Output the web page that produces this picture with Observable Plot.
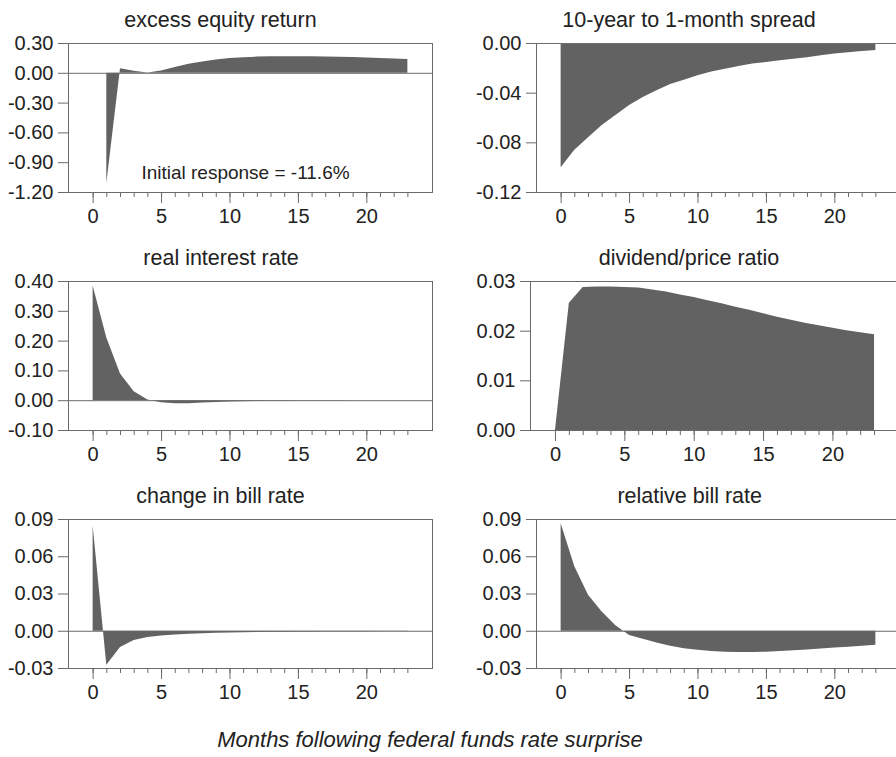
<!DOCTYPE html>
<html>
<head>
<meta charset="utf-8">
<script src="https://cdn.jsdelivr.net/npm/d3@7"></script>
<script src="https://cdn.jsdelivr.net/npm/@observablehq/plot@0.6"></script>
<style>
  html, body { margin: 0; padding: 0; background: #fff; overflow: hidden; }
  #root { position: relative; width: 896px; height: 757px; overflow: hidden; font-family: "Liberation Sans", Arial, Helvetica, sans-serif; color: #222; }
  .panel { position: absolute; }
  .panel svg { max-width: none !important; }
  .title { position: absolute; width: 400px; text-align: center; font-size: 21.5px; line-height: 24px; white-space: nowrap; }
  .caption { position: absolute; width: 896px; text-align: center; font-size: 22px; line-height: 26px; font-style: italic; }
</style>
</head>
<body>
<div id="root"></div>
<script>
// ---- data ----
const months = [0,1,2,3,4,5,6,7,8,9,10,11,12,13,14,15,16,17,18,19,20,21,22,23];
const majorTicks = [0,5,10,15,20];

const excessEquity = [null, -1.11, 0.045, 0.02, 0.004, 0.024, 0.058, 0.09, 0.115, 0.135, 0.148, 0.157,
  0.163, 0.166, 0.167, 0.167, 0.166, 0.164, 0.161, 0.158, 0.154, 0.15, 0.145, 0.139];
const spread = [-0.100, -0.086, -0.076, -0.066, -0.058, -0.050, -0.0435, -0.038, -0.033, -0.0295, -0.026, -0.023,
  -0.0207, -0.0185, -0.0166, -0.0153, -0.0139, -0.0126, -0.0114, -0.0099, -0.0085, -0.0075, -0.0065, -0.0056];
const realRate = [0.385, 0.21, 0.09, 0.03, 0.002, -0.007, -0.01, -0.01, -0.008, -0.006, -0.0045, -0.0035,
  -0.0025, -0.002, -0.0015, -0.001, -0.001, -0.0008, -0.0006, -0.0005, -0.0004, -0.0003, -0.0002, -0.0002];
const dividendPrice = [0, 0.0256, 0.0288, 0.0289, 0.0289, 0.0288, 0.0287, 0.0283, 0.0279, 0.0273, 0.0268, 0.0261,
  0.0255, 0.0248, 0.0242, 0.0235, 0.0228, 0.0222, 0.0216, 0.0211, 0.0206, 0.0201, 0.0197, 0.0193];
const billChange = [0.085, -0.0274, -0.013, -0.0075, -0.005, -0.0038, -0.003, -0.0025, -0.002, -0.0017, -0.0014, -0.0012,
  -0.001, -0.0009, -0.0008, -0.0007, -0.0006, -0.0005, -0.0005, -0.0004, -0.0004, -0.0003, -0.0003, -0.0003];
const relativeBill = [0.0865, 0.052, 0.029, 0.0155, 0.0045, -0.0035, -0.0065, -0.0094, -0.012, -0.014, -0.0153, -0.0163,
  -0.0169, -0.0171, -0.0171, -0.0169, -0.0163, -0.0158, -0.015, -0.0142, -0.0134, -0.0129, -0.012, -0.0113];

const titles = ["excess equity return", "10-year to 1-month spread", "real interest rate",
  "dividend/price ratio", "change in bill rate", "relative bill rate"];
const yTicks = [
  [0.30, 0.00, -0.30, -0.60, -0.90, -1.20],
  [0.00, -0.04, -0.08, -0.12],
  [0.40, 0.30, 0.20, 0.10, 0.00, -0.10],
  [0.03, 0.02, 0.01, 0.00],
  [0.09, 0.06, 0.03, 0.00, -0.03],
  [0.09, 0.06, 0.03, 0.00, -0.03]
];
const series = [excessEquity, spread, realRate, dividendPrice, billChange, relativeBill];
const annotation = "Initial response = -11.6%";
const caption = "Months following federal funds rate surprise";

// ---- layout (positions only) ----
const layout = [
  {left: 0,   top: 33,  ml: 68, fw: 364, tx: 220.5, ty: 7.7},
  {left: 446, top: 33,  ml: 90, fw: 364, tx: 689,   ty: 7.7},
  {left: 0,   top: 271, ml: 68, fw: 364, tx: 221,   ty: 246.2},
  {left: 446, top: 271, ml: 84, fw: 369, tx: 689,   ty: 246.2},
  {left: 0,   top: 509, ml: 68, fw: 364, tx: 220.5, ty: 483.5},
  {left: 446, top: 509, ml: 90, fw: 364, tx: 689.7, ty: 483.5}
];

const root = document.getElementById("root");
const fill = "#626262";
const lineColor = "#6a6a6a";

series.forEach((vals, i) => {
  const L = layout[i];
  const ticks = yTicks[i];
  const data = months.map((m, j) => ({m, v: vals[j]}));
  const marks = [
    Plot.areaY(data, {x: "m", y1: 0, y2: "v", fill, curve: "linear"}),
    Plot.ruleY([0], {stroke: lineColor, strokeWidth: 1}),
    Plot.frame({stroke: lineColor, strokeWidth: 1}),
    Plot.axisY({ticks, tickSize: 10, tickPadding: 5, label: null, stroke: lineColor,
      tickFormat: d => d.toFixed(2)}),
    Plot.axisX({ticks: months, tickSize: 5, label: null, stroke: lineColor, tickFormat: () => ""}),
    Plot.axisX({ticks: majorTicks, tickSize: 11, tickPadding: 5, label: null, stroke: lineColor,
      tickFormat: d => String(d)})
  ];
  if (i === 0) {
    marks.push(Plot.text([annotation], {text: d => d, frameAnchor: "bottom", lineAnchor: "middle",
      dy: -20, dx: -5, fontSize: 19, fill: "#222"}));
  }
  const w = L.ml + L.fw + 6;
  const chart = Plot.plot({
    width: w,
    height: 10 + 149 + 40,
    marginLeft: L.ml,
    marginRight: 6,
    marginTop: 10,
    marginBottom: 40,
    x: {domain: [-1.8, 24.8]},
    y: {domain: [ticks[ticks.length - 1], ticks[0]]},
    style: {fontFamily: '"Liberation Sans", Arial, Helvetica, sans-serif', fontSize: "20px",
      color: "#222", background: "transparent", overflow: "visible", maxWidth: "none"},
    marks
  });
  const wrap = document.createElement("div");
  wrap.className = "panel";
  wrap.style.left = L.left + "px";
  wrap.style.top = L.top + "px";
  wrap.style.width = w + "px";
  wrap.appendChild(chart);
  root.appendChild(wrap);

  const t = document.createElement("div");
  t.className = "title";
  t.textContent = titles[i];
  t.style.left = (L.tx - 200) + "px";
  t.style.top = L.ty + "px";
  root.appendChild(t);
});

const cap = document.createElement("div");
cap.className = "caption";
cap.textContent = caption;
cap.style.left = (430 - 448) + "px";
cap.style.top = "727px";
root.appendChild(cap);
</script>
</body>
</html>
________
• WHAT THE EXERCISE ASKS
Your task is to reproduce all of the material exactly. The pictures stay out.

• SOLUTION TO THIS PROBLEM
Output the web page that produces this picture with Observable Plot.
<!DOCTYPE html>
<html>
<head>
<meta charset="utf-8">
<script src="https://cdn.jsdelivr.net/npm/d3@7"></script>
<script src="https://cdn.jsdelivr.net/npm/@observablehq/plot@0.6"></script>
<style>
  html, body { margin: 0; padding: 0; background: #fff; overflow: hidden; }
  #root { position: relative; width: 896px; height: 757px; overflow: hidden; font-family: "Liberation Sans", Arial, Helvetica, sans-serif; color: #222; }
  .panel { position: absolute; }
  .panel svg { max-width: none !important; }
  .title { position: absolute; width: 400px; text-align: center; font-size: 21.5px; line-height: 24px; white-space: nowrap; }
  .caption { position: absolute; width: 896px; text-align: center; font-size: 22px; line-height: 26px; font-style: italic; }
</style>
</head>
<body>
<div id="root"></div>
<script>
// ---- data ----
const months = [0,1,2,3,4,5,6,7,8,9,10,11,12,13,14,15,16,17,18,19,20,21,22,23];
const majorTicks = [0,5,10,15,20];

const excessEquity = [null, -1.11, 0.045, 0.02, 0.004, 0.024, 0.058, 0.09, 0.115, 0.135, 0.148, 0.157,
  0.163, 0.166, 0.167, 0.167, 0.166, 0.164, 0.161, 0.158, 0.154, 0.15, 0.145, 0.139];
const spread = [-0.100, -0.086, -0.076, -0.066, -0.058, -0.050, -0.0435, -0.038, -0.033, -0.0295, -0.026, -0.023,
  -0.0207, -0.0185, -0.0166, -0.0153, -0.0139, -0.0126, -0.0114, -0.0099, -0.0085, -0.0075, -0.0065, -0.0056];
const realRate = [0.385, 0.21, 0.09, 0.03, 0.002, -0.007, -0.01, -0.01, -0.008, -0.006, -0.0045, -0.0035,
  -0.0025, -0.002, -0.0015, -0.001, -0.001, -0.0008, -0.0006, -0.0005, -0.0004, -0.0003, -0.0002, -0.0002];
const dividendPrice = [0, 0.0256, 0.0288, 0.0289, 0.0289, 0.0288, 0.0287, 0.0283, 0.0279, 0.0273, 0.0268, 0.0261,
  0.0255, 0.0248, 0.0242, 0.0235, 0.0228, 0.0222, 0.0216, 0.0211, 0.0206, 0.0201, 0.0197, 0.0193];
const billChange = [0.085, -0.0274, -0.013, -0.0075, -0.005, -0.0038, -0.003, -0.0025, -0.002, -0.0017, -0.0014, -0.0012,
  -0.001, -0.0009, -0.0008, -0.0007, -0.0006, -0.0005, -0.0005, -0.0004, -0.0004, -0.0003, -0.0003, -0.0003];
const relativeBill = [0.0865, 0.052, 0.029, 0.0155, 0.0045, -0.0035, -0.0065, -0.0094, -0.012, -0.014, -0.0153, -0.0163,
  -0.0169, -0.0171, -0.0171, -0.0169, -0.0163, -0.0158, -0.015, -0.0142, -0.0134, -0.0129, -0.012, -0.0113];

const titles = ["excess equity return", "10-year to 1-month spread", "real interest rate",
  "dividend/price ratio", "change in bill rate", "relative bill rate"];
const yTicks = [
  [0.30, 0.00, -0.30, -0.60, -0.90, -1.20],
  [0.00, -0.04, -0.08, -0.12],
  [0.40, 0.30, 0.20, 0.10, 0.00, -0.10],
  [0.03, 0.02, 0.01, 0.00],
  [0.09, 0.06, 0.03, 0.00, -0.03],
  [0.09, 0.06, 0.03, 0.00, -0.03]
];
const series = [excessEquity, spread, realRate, dividendPrice, billChange, relativeBill];
const annotation = "Initial response = -11.6%";
const caption = "Months following federal funds rate surprise";

// ---- layout (positions only) ----
const layout = [
  {left: 0,   top: 33,  ml: 68, fw: 364, tx: 220.5, ty: 7.7},
  {left: 446, top: 33,  ml: 90, fw: 364, tx: 689,   ty: 7.7},
  {left: 0,   top: 271, ml: 68, fw: 364, tx: 221,   ty: 246.2},
  {left: 446, top: 271, ml: 84, fw: 369, tx: 689,   ty: 246.2},
  {left: 0,   top: 509, ml: 68, fw: 364, tx: 220.5, ty: 483.5},
  {left: 446, top: 509, ml: 90, fw: 364, tx: 689.7, ty: 483.5}
];

const root = document.getElementById("root");
const fill = "#626262";
const lineColor = "#6a6a6a";

series.forEach((vals, i) => {
  const L = layout[i];
  const ticks = yTicks[i];
  const data = months.map((m, j) => ({m, v: vals[j]}));
  const marks = [
    Plot.areaY(data, {x: "m", y1: 0, y2: "v", fill, curve: "linear"}),
    Plot.ruleY([0], {stroke: lineColor, strokeWidth: 1}),
    Plot.frame({stroke: lineColor, strokeWidth: 1}),
    Plot.axisY({ticks, tickSize: 10, tickPadding: 5, label: null, stroke: lineColor,
      tickFormat: d => d.toFixed(2)}),
    Plot.axisX({ticks: months, tickSize: 5, label: null, stroke: lineColor, tickFormat: () => ""}),
    Plot.axisX({ticks: majorTicks, tickSize: 11, tickPadding: 5, label: null, stroke: lineColor,
      tickFormat: d => String(d)})
  ];
  if (i === 0) {
    marks.push(Plot.text([annotation], {text: d => d, frameAnchor: "bottom", lineAnchor: "middle",
      dy: -20, dx: -5, fontSize: 19, fill: "#222"}));
  }
  const w = L.ml + L.fw + 6;
  const chart = Plot.plot({
    width: w,
    height: 10 + 149 + 40,
    marginLeft: L.ml,
    marginRight: 6,
    marginTop: 10,
    marginBottom: 40,
    x: {domain: [-1.8, 24.8]},
    y: {domain: [ticks[ticks.length - 1], ticks[0]]},
    style: {fontFamily: '"Liberation Sans", Arial, Helvetica, sans-serif', fontSize: "20px",
      color: "#222", background: "transparent", overflow: "visible", maxWidth: "none"},
    marks
  });
  const wrap = document.createElement("div");
  wrap.className = "panel";
  wrap.style.left = L.left + "px";
  wrap.style.top = L.top + "px";
  wrap.style.width = w + "px";
  wrap.appendChild(chart);
  root.appendChild(wrap);

  const t = document.createElement("div");
  t.className = "title";
  t.textContent = titles[i];
  t.style.left = (L.tx - 200) + "px";
  t.style.top = L.ty + "px";
  root.appendChild(t);
});

const cap = document.createElement("div");
cap.className = "caption";
cap.textContent = caption;
cap.style.left = (430 - 448) + "px";
cap.style.top = "727px";
root.appendChild(cap);
</script>
</body>
</html>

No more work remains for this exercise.